Size and Shape Determination of Proteins in Solution by a Noninvasive Depolarized Dynamic Light Scattering Instrument

Abstract

Dynamic light scattering (DLS) is a well-known noninvasive technique for investigating interactions of protein molecules in solution. Unfortunately, DLS is not very sensitive to small size changes because covariables, such as temperature, viscosity, and refractive index, are not precisely known, or they vary as functions of an experiment run, making it difficult to resolve subtle size changes of only a few Angstrom. It is usually not possible, if these covariables are not systematically measured and brought into the DLS analysis, to separate monomers from dimers when both are present in solution. We present here measurements with a variant of DLS that determines rotational diffusion as well as translation diffusion.

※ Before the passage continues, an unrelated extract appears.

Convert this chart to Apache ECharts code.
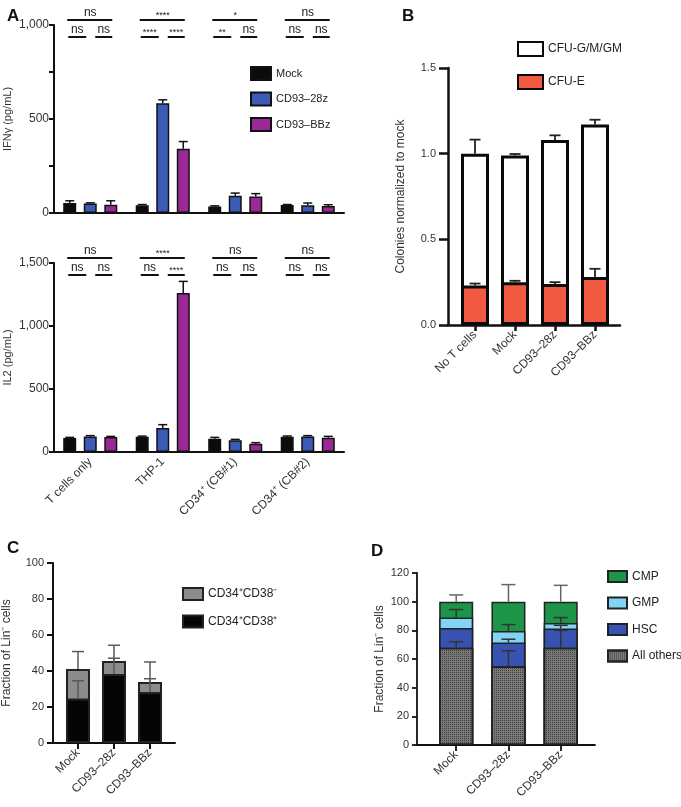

This technique, called depolarized dynamic light scattering (DDLS) is, like DLS, also an old method, but it is rarely used due to enormous practical difficulties. However, we have found that a combination of DLS with DDLS is very promising, because it allows for a rough shape determination of the molecule under study and it is more sensitive to subtle size changes. We built an instrument that overcomes some of the difficulties, and report measurements made with this instrument. One of the samples was Photosystem-I, a membrane protein for photosynthesis. Its dimensions were determined to be 9.6 nm thick and 26 nm in diameter, values that are in good agreement with the dimensions obtained from X-ray diffraction analysis of single crystals.